Isaiah makes clear that all the ends of the earth
will see the salvation of God. He tells this message to captives in
Babylon centuries before the birth of Jesus. The “glad tidings,” the
good news, is that Israel’s 50-year captivity will soon end. That’s why
even the feet of the one who announces this are beautiful, so welcome is
this news.
That Good News reaches its pinnacle in the coming of
Jesus, the Word Made Flesh. As the Letter to the Hebrews notes, “In
times past, God spoke in partial and various ways to our ancestors
through the prophets; in these last days, he has spoken to us through
the Son.” This action of God, coming to dwell among us in flesh and
blood, exceeds even Isaiah’s vision of salvation extended to the ends of
the earth.
God’s reaching out to us – to all of us - in mercy
and love, is what this feast is about. We don’t earn that mercy or that
love. If that were the case, then the message of salvation would have
been only to devout religious folks. But it’s not. It’s a message to all
nations, a message that goes out to the ends of the earth.
And
it is God who takes the initiative in delivering the message. He does
the unthinkable – he comes among us as a human being. This great feast
of Christmas reminds us that the direction of God’s movement, of the
creator and sustainer of all that is, is toward us. Sometimes we need
this reminder because we can tend to forget that the initiative belongs
to God.
The dominant Christian narrative is often the following:
The Son of God came to earth, died and rose to forgive our sins. He
opened the gates of heaven so that if we live a good life, we will go to
heaven when we die, and if we don’t live good lives, we will go to hell.

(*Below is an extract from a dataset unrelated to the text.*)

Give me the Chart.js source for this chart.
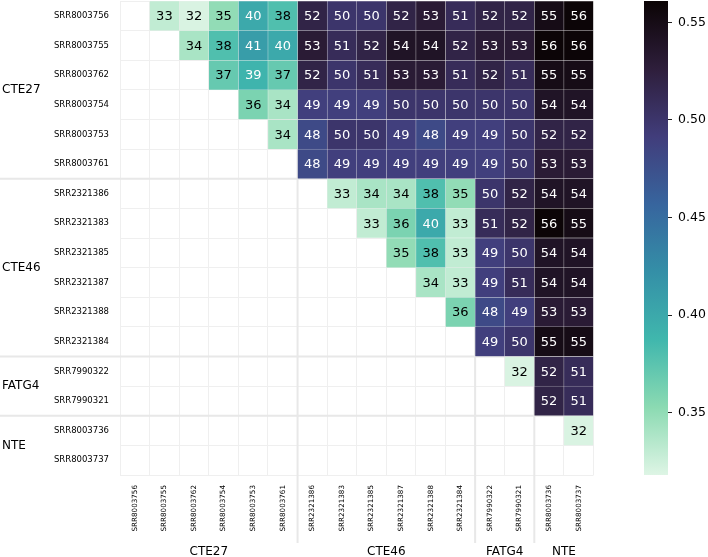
<!DOCTYPE html>
<html lang="en">
<head>
<meta charset="UTF-8">
<title>Heatmap</title>
<script src="https://cdn.jsdelivr.net/npm/chart.js@4.4.0/dist/chart.umd.min.js"></script>
<style>
    body { margin: 0; background: #fff; }
    #wrap { position: relative; width: 708px; height: 557px; }
    #heat { position: absolute; left: 0; top: 0; }
    #cbar { position: absolute; left: 600px; top: 0; }
</style>
</head>
<body>
<div id="wrap">
    <canvas id="heat" width="600" height="557"></canvas>
    <canvas id="cbar" width="108" height="557"></canvas>
</div>
<script>
    var samples = ['SRR8003756', 'SRR8003755', 'SRR8003762', 'SRR8003754', 'SRR8003753', 'SRR8003761',
        'SRR2321386', 'SRR2321383', 'SRR2321385', 'SRR2321387', 'SRR2321388', 'SRR2321384',
        'SRR7990322', 'SRR7990321', 'SRR8003736', 'SRR8003737'];
    var groupNames = ['CTE27', 'CTE46', 'FATG4', 'NTE'];
    var groupSizes = [6, 6, 2, 2];

    // upper triangle, row i = columns i+1..15, values x100
    var r0 = [33, 32, 35, 40, 38, 52, 50, 50, 52, 53, 51, 52, 52, 55, 56];
    var r1 = [34, 38, 41, 40, 53, 51, 52, 54, 54, 52, 53, 53, 56, 56];
    var r2 = [37, 39, 37, 52, 50, 51, 53, 53, 51, 52, 51, 55, 55];
    var r3 = [36, 34, 49, 49, 49, 50, 50, 50, 50, 50, 54, 54];
    var r4 = [34, 48, 50, 50, 49, 48, 49, 49, 50, 52, 52];
    var r5 = [48, 49, 49, 49, 49, 49, 49, 50, 53, 53];
    var r6 = [33, 34, 34, 38, 35, 50, 52, 54, 54];
    var r7 = [33, 36, 40, 33, 51, 52, 56, 55];
    var r8 = [35, 38, 33, 49, 50, 54, 54];
    var r9 = [34, 33, 49, 51, 54, 54];
    var r10 = [36, 48, 49, 53, 53];
    var r11 = [49, 50, 55, 55];
    var r12 = [32, 52, 51];
    var r13 = [52, 51];
    var r14 = [32];
    var r15 = [];
    var rows = [r0, r1, r2, r3, r4, r5, r6, r7, r8, r9, r10, r11, r12, r13, r14, r15];

    var cbarMin = 0.318;
    var cbarMax = 0.561;
    var cbarTicks = [0.35, 0.40, 0.45, 0.50, 0.55];

    // mako_r
    var cmapStops = [
        [0, [222, 245, 229]],
        [0.143, [139, 218, 178]],
        [0.286, [64, 183, 173]],
        [0.429, [52, 143, 167]],
        [0.571, [55, 101, 158]],
        [0.714, [65, 61, 123]],
        [0.857, [46, 30, 59]],
        [1, [11, 4, 5]]
    ];

    Chart.defaults.font.family = '"DejaVu Sans", sans-serif';
    Chart.defaults.color = '#000';

    function cellValue(i, j) {
        if (j <= i) return null;
        var v = rows[i][j - i - 1];
        return v === undefined ? null : v;
    }

    function cmap(v) {
        var t = (v - cbarMin) / (cbarMax - cbarMin);
        t = Math.max(0, Math.min(1, t));
        for (var k = 1; k < cmapStops.length; k++) {
            if (t <= cmapStops[k][0]) {
                var a = cmapStops[k - 1], b = cmapStops[k];
                var f = (t - a[0]) / (b[0] - a[0]);
                return a[1].map(function (c, n) { return Math.round(c + (b[1][n] - c) * f); });
            }
        }
        return cmapStops[cmapStops.length - 1][1];
    }

    function rgb(c) { return 'rgb(' + c[0] + ',' + c[1] + ',' + c[2] + ')'; }

    function textColor(v) {
        var lin = cmap(v / 100).map(function (c) {
            c = c / 255;
            return c <= 0.03928 ? c / 12.92 : Math.pow((c + 0.055) / 1.055, 2.4);
        });
        var lum = 0.2126 * lin[0] + 0.7152 * lin[1] + 0.0722 * lin[2];
        return lum > 0.408 ? '#000' : '#fff';
    }

    // no extra padding from tick labels, the chart area is set by layout only
    function noPad(s) {
        s.paddingTop = 0; s.paddingBottom = 0; s.paddingLeft = 0; s.paddingRight = 0;
    }

    var datasets = samples.map(function (s, j) {
        return {
            data: samples.map(function (r, i) { return cellValue(i, j) === null ? null : [j, j + 1]; }),
            backgroundColor: function (ctx) {
                var v = cellValue(ctx.dataIndex, j);
                return v === null ? 'rgba(0,0,0,0)' : rgb(cmap(v / 100));
            },
            borderColor: 'rgba(235,235,235,0.25)',
            borderWidth: 0.5,
            borderSkipped: false,
            barPercentage: 1,
            categoryPercentage: 1
        };
    });

    var cellText = {
        id: 'cellText',
        afterDatasetsDraw: function (chart) {
            var c = chart.ctx;
            c.save();
            c.font = '13px "DejaVu Sans"';
            c.textAlign = 'center';
            c.textBaseline = 'middle';
            chart.data.datasets.forEach(function (ds, j) {
                chart.getDatasetMeta(j).data.forEach(function (el, i) {
                    var v = cellValue(i, j);
                    if (v === null) return;
                    c.fillStyle = textColor(v);
                    c.fillText(String(v), (el.x + el.base) / 2, el.y + 1);
                });
            });
            c.restore();
        }
    };

    var groups = {
        id: 'groups',
        beforeDatasetsDraw: function (chart) {
            var c = chart.ctx, x = chart.scales.x, y = chart.scales.y, area = chart.chartArea;
            c.save();
            c.strokeStyle = '#e8e8e8';
            c.lineWidth = 2;
            var pos = 0;
            groupSizes.slice(0, -1).forEach(function (n) {
                pos += n;
                var py = (y.getPixelForValue(pos - 1) + y.getPixelForValue(pos)) / 2;
                var px = x.getPixelForValue(pos);
                c.beginPath();
                c.moveTo(0, py); c.lineTo(area.right, py);
                c.moveTo(px, area.top); c.lineTo(px, chart.height - 14);
                c.stroke();
            });
            c.restore();
        },
        afterDraw: function (chart) {
            var c = chart.ctx, x = chart.scales.x, y = chart.scales.y;
            c.save();
            c.font = '12px "DejaVu Sans"';
            c.fillStyle = '#000';
            c.textBaseline = 'middle';
            var pos = 0;
            groupNames.forEach(function (g, k) {
                var a = pos, b = pos + groupSizes[k];
                pos = b;
                var cy = (y.getPixelForValue(a) + y.getPixelForValue(b - 1)) / 2;
                c.textAlign = 'left';
                c.fillText(g, 2, cy);
                c.textAlign = 'center';
                c.fillText(g, x.getPixelForValue((a + b) / 2), 552);
            });
            c.restore();
        }
    };

    new Chart(document.getElementById('heat'), {
        type: 'bar',
        data: { labels: samples, datasets: datasets },
        plugins: [groups, cellText],
        options: {
            indexAxis: 'y',
            responsive: false,
            animation: false,
            layout: { padding: { top: 1, right: 6.5 } },
            plugins: { legend: { display: false }, tooltip: { enabled: false } },
            scales: {
                x: { type: 'linear', min: 0, max: 16, stacked: false, display: false },
                x2: {
                    type: 'category', labels: samples, position: 'bottom', offset: true,
                    grid: { offset: true, color: '#efefef', drawTicks: false },
                    border: { display: false },
                    ticks: { autoSkip: false, minRotation: 90, maxRotation: 90, padding: 10, font: { size: 7.2 } },
                    afterFit: function (s) { s.height = 82; noPad(s); }
                },
                y: {
                    type: 'category', stacked: true, offset: true,
                    grid: { offset: true, color: '#efefef', drawTicks: false },
                    border: { display: false },
                    ticks: { autoSkip: false, padding: 11, font: { size: 8.5 } },
                    afterFit: function (s) { s.width = 120; noPad(s); }
                }
            }
        }
    });

    new Chart(document.getElementById('cbar'), {
        type: 'bar',
        data: {
            labels: [''],
            datasets: [{
                data: [[cbarMin, cbarMax]],
                backgroundColor: function (ctx) {
                    var ch = ctx.chart, s = ch.scales.y;
                    if (!ch.chartArea || !s) return '#fff';
                    var g = ch.ctx.createLinearGradient(0, s.getPixelForValue(cbarMin), 0, s.getPixelForValue(cbarMax));
                    cmapStops.forEach(function (st) { g.addColorStop(st[0], rgb(st[1])); });
                    return g;
                },
                borderWidth: 0,
                barPercentage: 1,
                categoryPercentage: 1
            }]
        },
        options: {
            responsive: false,
            animation: false,
            layout: { padding: { left: 44, top: 1, bottom: 82 } },
            plugins: { legend: { display: false }, tooltip: { enabled: false } },
            scales: {
                x: { display: false },
                y: {
                    position: 'right', min: cbarMin, max: cbarMax,
                    afterBuildTicks: function (s) { s.ticks = cbarTicks.map(function (v) { return { value: v }; }); },
                    afterFit: function (s) { s.width = 40; noPad(s); },
                    grid: { drawOnChartArea: false, color: '#222', tickLength: 4, lineWidth: 1 },
                    border: { display: false },
                    ticks: { padding: 6, font: { size: 12.5 }, callback: function (v) { return v.toFixed(2); } }
                }
            }
        }
    });
</script>
</body>
</html>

While this narrative is certainly not wrong, it is woefully
inadequate.
Directing all our energies and desires toward what
happens after this life - in heaven - makes earning a place there the
focus of the Christian life, rather than knowing and serving Christ, the
Word Made Flesh, in this world.
For this is the world that the
Word came to redeem. So to read the Christmas story correctly, to read
the gospel correctly, we must reorient ourselves to the direction of the
story of God’s involvement with creation. This story moves from heaven
to earth rather than from earth to heaven.
This change in
orientation can transform our thinking about this feast as well as the
whole of Jesus’ life and ministry. Jesus did not come simply to get us
into heaven after death - although that is certainly important. But just
as important, he came so that he might bring the life of heaven to
earth.
He is the one through whom the fullness of God’s grace
and truth enters our world. This is God’s most loving act. The Word, who
was with God from all eternity, beyond space and time, enters our space
and time so that the life of God could flood our world.
God
reaches out to us in love and rescues us from the power of sin and death
for one reason – He loves us. He does not reach out to us because we are
good or worthy. He reaches out, and comes among us in flesh and blood,
because he loves us.
In the Word Made Flesh God has brought the
glad tidings of heaven to earth. He comes to those who are held captive
to any kind of personal or societal struggle. He comes to people who are
filled with joy as well as those who are burdened by sorrow. He comes to
those who worship here each Sunday as well as to those who are here
infrequently. He comes so that all of us might be caught up in the life
of God right now.
And so may all of us, gathered on this
Christmas morning, nurture hearts of gratitude for such love. May such
love inspire us to reach out to those in need so that they might get a
glimpse of heaven on earth. May such love make all of us
messengers of the glad tidings of peace and salvation that our world so
desperately needs to hear.
With grateful hearts, we turn
to the Table of Thanksgiving, the Table of the Eucharist, this sacred
altar. Here the Word Made Flesh comes to us now to feed us with his very
body and blood.
May our sharing in this sacrament plunge us
into the life of heaven, right now, this Christmas day!